Virtualization can create new problems in the development process and, as VP of engineering for BlueStripe Software, Shane O'Donnell is focused on development life-cycle tools and processes to move core business applications to virtual platforms. He spoke with Jonathan Erickson, Dr. Dobb's editor in chief.
Dr. Dobb's: Will traditional life-cycle management methods do the job when virtualization is involved?
O'Donnell: Traditional software lifecycle management methods are absolutely still applicable, but as with any good process, you may need to switch out the tools you use as the environment changes.
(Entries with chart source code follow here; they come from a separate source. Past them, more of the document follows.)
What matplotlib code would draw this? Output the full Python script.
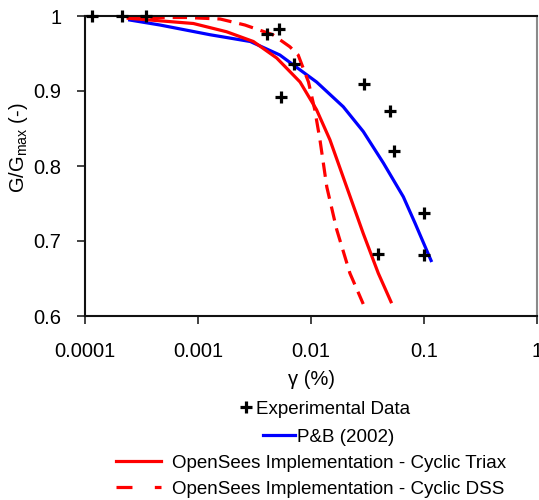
import matplotlib
matplotlib.use("Agg")
import matplotlib.pyplot as plt
from matplotlib.lines import Line2D

plt.rcParams['font.family'] = ['Liberation Sans', 'DejaVu Sans']

# Experimental modulus reduction data
exp_strain = [1.16e-4, 2.13e-4, 3.47e-4, 4.08e-3, 5.24e-3, 7.11e-3, 5.43e-3,
              0.0296, 0.050, 0.0546, 0.1007, 0.0389, 0.1007]
exp_ratio = [1.0, 1.0, 1.0, 0.976, 0.983, 0.936, 0.892,
             0.909, 0.873, 0.820, 0.738, 0.682, 0.681]

# P&B (2002) curve
pb_strain = [2.41e-4, 4.6e-4, 1.28e-3, 2.9e-3, 5.3e-3, 0.0112, 0.0193,
             0.029, 0.0437, 0.0656, 0.0832, 0.117]
pb_ratio = [0.995, 0.988, 0.975, 0.966, 0.948, 0.912, 0.879,
            0.846, 0.804, 0.759, 0.724, 0.672]

# OpenSees - cyclic triaxial
tx_strain = [2.41e-4, 9.1e-4, 1.79e-3, 3.09e-3, 4.97e-3, 8.0e-3, 0.0112,
             0.0147, 0.0207, 0.029, 0.0394, 0.051]
tx_ratio = [0.997, 0.990, 0.979, 0.966, 0.944, 0.912, 0.875,
            0.835, 0.772, 0.710, 0.657, 0.619]

# OpenSees - cyclic DSS
dss_strain = [2.4e-4, 7.9e-4, 1.57e-3, 2.6e-3, 4.6e-3, 6.5e-3, 7.7e-3,
              9.5e-3, 0.0108, 0.012, 0.0138, 0.0169, 0.0221, 0.029]
dss_ratio = [0.998, 0.998, 0.996, 0.988, 0.975, 0.959, 0.948,
             0.912, 0.875, 0.835, 0.772, 0.715, 0.657, 0.616]

x_ticks = [0.0001, 0.001, 0.01, 0.1, 1]
x_tick_labels = ['0.0001', '0.001', '0.01', '0.1', '1']
y_ticks = [0.6, 0.7, 0.8, 0.9, 1.0]
y_tick_labels = ['0.6', '0.7', '0.8', '0.9', '1']

W, H = 539, 500
fig = plt.figure(figsize=(W / 100, H / 100), dpi=100)
ax = fig.add_axes([85 / W, 1 - 316 / H, (537 - 85) / W, (316 - 16) / H])

ax.plot(pb_strain, pb_ratio, color='#0000FF', lw=2.3, solid_capstyle='butt')
ax.plot(tx_strain, tx_ratio, color='#FF0000', lw=2.3)
ax.plot(dss_strain, dss_ratio, color='#FF0000', lw=2.3, dashes=(4.5, 2.5))
ax.plot(exp_strain, exp_ratio, linestyle='none', marker='+', color='black',
        markersize=9, markeredgewidth=2.3, clip_on=False, zorder=5)

ax.set_xscale('log')
ax.set_xlim(1e-4, 1)
ax.set_ylim(0.6, 1.0)
ax.set_xticks(x_ticks)
ax.set_xticklabels(x_tick_labels)
ax.set_xticks([], minor=True)
ax.set_yticks(y_ticks)
ax.set_yticklabels(y_tick_labels)
ax.tick_params(axis='both', direction='out', length=6, width=1.2,
               labelsize=14.5, colors='#222222', labelcolor='black')
ax.tick_params(axis='x', pad=13)
ax.tick_params(axis='y', pad=11)

for side in ['left', 'bottom', 'top']:
    ax.spines[side].set_color('#111111')
    ax.spines[side].set_linewidth(1.5)
ax.spines['right'].set_color('#8a8a8a')
ax.spines['right'].set_linewidth(1.5)

ax.set_xlabel('γ (%)', fontsize=14.5, labelpad=6)
fig.text(19 / W, 1 - 148 / H, 'G/G$_{\\mathregular{max}}$ (-)', rotation=90,
         ha='center', va='center', fontsize=14.5)

fs = 13.5
leg_kw = dict(frameon=False, borderpad=0, borderaxespad=0, fontsize=fs,
              loc='center left')
fig.legend([Line2D([], [], linestyle='none', marker='+', color='black',
                   markersize=9, markeredgewidth=2.3)],
           ['Experimental Data'], bbox_to_anchor=(238 / W, 1 - 409 / H),
           handlelength=0.8, handletextpad=0.15, **leg_kw)
fig.legend([Line2D([], [], color='#0000FF', lw=2.3)], ['P&B (2002)'],
           bbox_to_anchor=(263 / W, 1 - 437 / H),
           handlelength=1.7, handletextpad=0.1, **leg_kw)
fig.legend([Line2D([], [], color='#FF0000', lw=2.3)],
           ['OpenSees Implementation - Cyclic Triax'],
           bbox_to_anchor=(116 / W, 1 - 463 / H),
           handlelength=2.4, handletextpad=0.6, **leg_kw)
fig.legend([Line2D([], [], color='#FF0000', lw=2.3, dashes=(5, 7))],
           ['OpenSees Implementation - Cyclic DSS'],
           bbox_to_anchor=(116 / W, 1 - 489 / H),
           handlelength=2.4, handletextpad=0.6, **leg_kw)

fig.savefig('out.png', dpi=100)
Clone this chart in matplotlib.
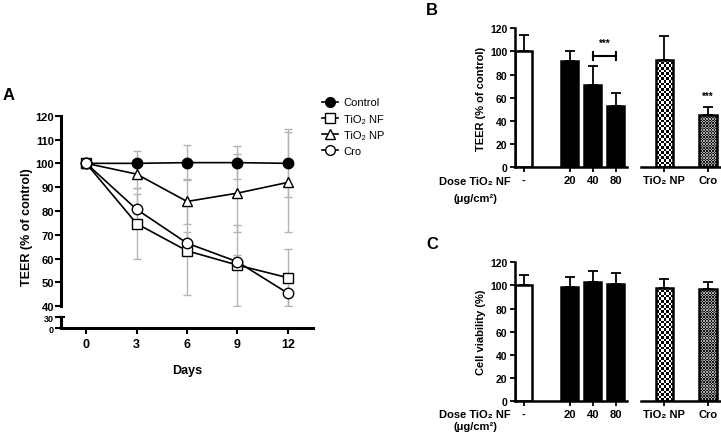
import numpy as np
import matplotlib
matplotlib.use("Agg")
import matplotlib.pyplot as plt
from matplotlib.lines import Line2D

plt.rcParams['font.family'] = ['Liberation Sans', 'DejaVu Sans']

# ---------------- Data: panel A ----------------
days = [0, 3, 6, 9, 12]
ctrl = [100, 100, 100.3, 100.3, 100]
ctrl_err = [0, 5, 7.2, 6.8, 14.3]
nf = [100, 74.7, 63.3, 57.3, 52]
nf_err = [0, 15, 18.6, 17, 12]
np_ = [100, 95.5, 84, 87.5, 92]
np_err = [0, 6, 9.5, 16.5, 21]
cro = [100, 80.7, 66.5, 58.7, 45.5]
cro_err = [0, 6.5, 4.5, 3, 5.5]
series_labels = ['Control', 'TiO₂ NF', 'TiO₂ NP', 'Cro']
a_yticks = [40, 50, 60, 70, 80, 90, 100, 110, 120]

# ---------------- Data: panels B, C ----------------
dose_labels = ['-', '20', '40', '80']
dose_pos = [0, 2, 3, 4]
other_labels = ['TiO₂ NP', 'Cro']
teer_dose = [100, 92, 71, 52.5]
teer_dose_err = [14, 8.5, 16.5, 11.5]
teer_other = [92.5, 45.5]
teer_other_err = [20.5, 6.5]
viab_dose = [100, 98.5, 103, 101]
viab_dose_err = [9, 9, 9.5, 9.5]
viab_other = [98, 97]
viab_other_err = [8, 6]
bar_yticks = [0, 20, 40, 60, 80, 100, 120]

W, H = 721, 439
fig = plt.figure(figsize=(W / 100, H / 100), dpi=100)

def fax(l, t, r, b):
    return fig.add_axes([l / W, 1 - b / H, (r - l) / W, (b - t) / H])

# ================= Panel A =================
axA = fax(61, 116.7, 313, 307.3)
axA0 = fax(61, 318.3, 313, 329.3)
xlim = (-1.5, 13.5)
gray = '#b4b4b4'
series = [(ctrl, ctrl_err, 'o', 'black'), (nf, nf_err, 's', 'white'),
          (np_, np_err, '^', 'white'), (cro, cro_err, 'o', 'white')]
for vals, err, mk, fc in series:
    axA.errorbar(days, vals, yerr=err, fmt='none', ecolor=gray, elinewidth=1.0,
                 capsize=3, capthick=1.0, zorder=1)
for vals, err, mk, fc in series:
    axA.plot(days, vals, color='black', lw=1.2, marker=mk, ms=7.5, mfc=fc,
             mec='black', mew=1.0, zorder=3, clip_on=False)
axA.set_xlim(*xlim)
axA.set_ylim(40, 120)
axA.set_yticks(a_yticks)
axA.set_xticks([])
for s in ['top', 'right', 'bottom']:
    axA.spines[s].set_visible(False)
axA.spines['left'].set_linewidth(2.2)
axA.tick_params(axis='y', direction='out', length=4, width=1.5, pad=1,
                labelsize=8)
for lb in axA.get_yticklabels():
    lb.set_fontweight('bold')
axA.set_ylabel('TEER (% of control)', fontsize=9, fontweight='bold')
axA.yaxis.set_label_coords(-0.11, 0.42)

axA0.set_xlim(*xlim)
axA0.set_ylim(0, 30)
axA0.set_yticks([0, 30])
axA0.set_xticks(days)
for s in ['top', 'right']:
    axA0.spines[s].set_visible(False)
axA0.spines['left'].set_linewidth(2.2)
axA0.spines['bottom'].set_linewidth(2.2)
axA0.tick_params(axis='y', direction='out', length=4, width=1.5, pad=1,
                 labelsize=6.5)
axA0.tick_params(axis='x', direction='out', length=4, width=1.5, pad=3,
                 labelsize=9)
for lb in axA0.get_yticklabels() + axA0.get_xticklabels():
    lb.set_fontweight('bold')
axA0.plot([0], [30], marker='_', ms=6, mew=1.5, color='black', clip_on=False,
          transform=axA0.get_yaxis_transform())
axA0.set_xlabel('Days', fontsize=9, fontweight='bold', labelpad=10)

handles = []
for (vals, err, mk, fc), lab in zip(series, series_labels):
    handles.append(Line2D([], [], color='black', lw=1.2, marker=mk, ms=7,
                          mfc=fc, mec='black', mew=1.0))
fig.legend(handles, series_labels, loc='upper left',
           bbox_to_anchor=(318 / W, 1 - 94 / H), frameon=False, fontsize=8,
           handlelength=1.4, handletextpad=0.5, labelspacing=0.55,
           borderaxespad=0)

fig.text(3 / W, 1 - 100 / H, 'A', fontsize=12, fontweight='bold')

# ================= Panels B and C =================
def checker(ax, bar, cell, c1, c2):
    x0, y0 = bar.get_x(), bar.get_y()
    x1, y1 = x0 + bar.get_width(), y0 + bar.get_height()
    p0 = ax.transData.transform((x0, y0))
    p1 = ax.transData.transform((x1, y1))
    nx = max(1, int(round(abs(p1[0] - p0[0]) / cell)))
    ny = max(1, int(round(abs(p1[1] - p0[1]) / cell)))
    pat = np.indices((ny, nx)).sum(0) % 2
    img = np.where(pat[..., None] == 1, np.array(c1, dtype=float),
                   np.array(c2, dtype=float))
    im = ax.imshow(img, extent=(x0, x1, y0, y1), aspect='auto',
                   interpolation='nearest', zorder=bar.get_zorder() - 0.5)
    im.set_clip_path(bar)

def bar_panel(top, bottom, dose_vals, dose_err, oth_vals, oth_err, ylabel,
              letter, off1, off2, sig=False):
    ax1 = fax(515, top, 627, bottom)
    ax2 = fax(641, top, 721, bottom)
    ax1.set_xlim(-0.39, 4.48)
    ax2.set_xlim(-0.535, 1.30)
    for ax in (ax1, ax2):
        ax.set_ylim(0, 120)
        for s in ['top', 'right']:
            ax.spines[s].set_visible(False)
        ax.spines['bottom'].set_linewidth(1.8)
    ax1.spines['left'].set_linewidth(1.8)
    ax2.spines['left'].set_visible(False)
    ax2.set_yticks([])

    colors = ['white', 'black', 'black', 'black']
    ax1.bar(dose_pos, dose_vals, width=0.74, color=colors,
            edgecolor='black', linewidth=1.8, zorder=2)
    ax1.errorbar(dose_pos, dose_vals, yerr=[[0] * 4, dose_err], fmt='none',
                 ecolor='black', elinewidth=1.3, capsize=3.5, capthick=1.3,
                 zorder=1)
    opos = [0, 1]
    b2 = ax2.bar(opos, oth_vals, width=0.4, color='none', edgecolor='black',
                 linewidth=1.8, zorder=2)
    ax2.errorbar(opos, oth_vals, yerr=[[0, 0], oth_err], fmt='none',
                 ecolor='black', elinewidth=1.3, capsize=3.5, capthick=1.3,
                 zorder=1)
    checker(ax2, b2[0], 2.6, (0, 0, 0), (1, 1, 1))
    checker(ax2, b2[1], 1.4, (0.1, 0.1, 0.1), (0.65, 0.65, 0.65))
    ax2.set_xlim(-0.535, 1.30)
    ax2.set_ylim(0, 120)

    ax1.set_yticks(bar_yticks)
    ax1.set_xticks(dose_pos)
    ax1.set_xticklabels(dose_labels)
    ax2.set_xticks(opos)
    ax2.set_xticklabels(other_labels)
    for ax in (ax1, ax2):
        ax.tick_params(axis='both', direction='out', length=3.5, width=1.3,
                       labelsize=7.5, pad=2)
        ax.tick_params(axis='x', labelsize=8)
        for lb in ax.get_xticklabels() + ax.get_yticklabels():
            lb.set_fontweight('bold')
    ax1.set_ylabel(ylabel, fontsize=8, fontweight='bold', labelpad=3)

    fig.text(511 / W, 1 - (bottom + off1) / H, 'Dose TiO₂ NF', ha='right',
             va='center', fontsize=8, fontweight='bold')
    fig.text(475 / W, 1 - (bottom + off2) / H, '(μg/cm²)', ha='center',
             va='center', fontsize=8, fontweight='bold')
    fig.text(426 / W, 1 - (top - 19) / H, letter, fontsize=12,
             fontweight='bold', va='center')

    if sig:
        ax1.plot([3, 4], [96, 96], color='black', lw=1.5, zorder=3)
        ax1.plot([3, 3], [92.5, 99.5], color='black', lw=1.5, zorder=3)
        ax1.plot([4, 4], [92.5, 99.5], color='black', lw=1.5, zorder=3)
        ax1.text(3.5, 103, '***', ha='center', va='bottom', fontsize=7,
                 fontweight='bold')
        ax2.text(1, 57, '***', ha='center', va='bottom', fontsize=7,
                 fontweight='bold')
    return ax1, ax2

bar_panel(29.3, 168.3, teer_dose, teer_dose_err, teer_other, teer_other_err,
          'TEER (% of control)', 'B', 14, 31, sig=True)
bar_panel(263.3, 402.3, viab_dose, viab_dose_err, viab_other, viab_other_err,
          'Cell viability (%)', 'C', 13, 25)

fig.savefig('out.png', dpi=100)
Virtualization offers an easy way to reinvent the way "handoffs" work within the life cycle.
We've all seen the handoffs from development to QA, QA to staging, and staging to production. And they've been implemented using some pretty convoluted mechanisms. Virtualization allows those hand-offs to use a single unit of currency -- a virtual machine (VM) -- and avoid the hassles of source control, and differing hardware, configurations, and build environments.
So the process is right, but the tooling changes. If we approach virtualization with open minds, we all benefit.
Fundamentally, virtualization technologies such as VMware and Xen change two basic assumptions around application deployment:
- Applications don't scale as cleanly and linearly as they used to (for those that ever did).
- Input/Output (I/O) paths change and charge a new, higher CPU tax for "off-box," or out of the VM in this case, I/O.
Where we tend to see most folks falling down is in rushing into virtualization off complex, transactional applications. Usually, this is when the virtualization roll-out is chartered to a team that's network- and system-savvy, but blissfully unaware of the complexity of the application, its dependencies, the nature of its remote procedure call (RPC) mechanisms.
Virtualization causes network I/O (and often that includes storage I/O now, too) to be handled multiple times by the same CPU complex. This introduces new CPU overhead that's directly associated with I/O functions. Throw the architecture of a complex transactional application into that environment and you can begin to see why things don't scale as cleanly as one might expect.
The upside is that there are affordable tools available to better understand the complexity of transactional applications. Unfortunately, a lot of the folks deploying virtualization don't know to look at this before they start virtualizing every system they can get their hands on.
Dr. Dobb's: Server virtualization sometimes enables higher workloads -- and sometimes doesn't. When can server virtualization come up short?
O'Donnell: Almost everytime I've seen virtualization deployments fail, it's because the applications (or the lower-level services offered by the OS) are doing much more I/O than the average server -- and no one had done their homework to know that in advance of a P2V conversion. Hypervisor-based virtualization has always suffered from the overhead associated with being "in the way" when it comes to I/O.
So if you have an application that does a lot of I/O and that I/O has a greater impact on CPU utilization in a virtual environment than it did in a physical environment, you should make sure youve done your homework and understand that application inside and out so you can be successful in your virtualization efforts.
Dr. Dobb's: Which applications may encounter problems?
O'Donnell: Usually, we see problems in multi-tier transactional applications. The traffic encountered between those systems almost always surprises. We also see problems where the mid-tier receives a single request and turns around and does hundreds of database requests out the back-end. In some cases, this is expected behavior. In others, where the original query is relatively basic, it's shocking.
Unfortunately, we've seen it happen often enough that we -- and all the virtualization vendors as well -- advocate a best practice of a complete assessment of your environment before even considering a deployment.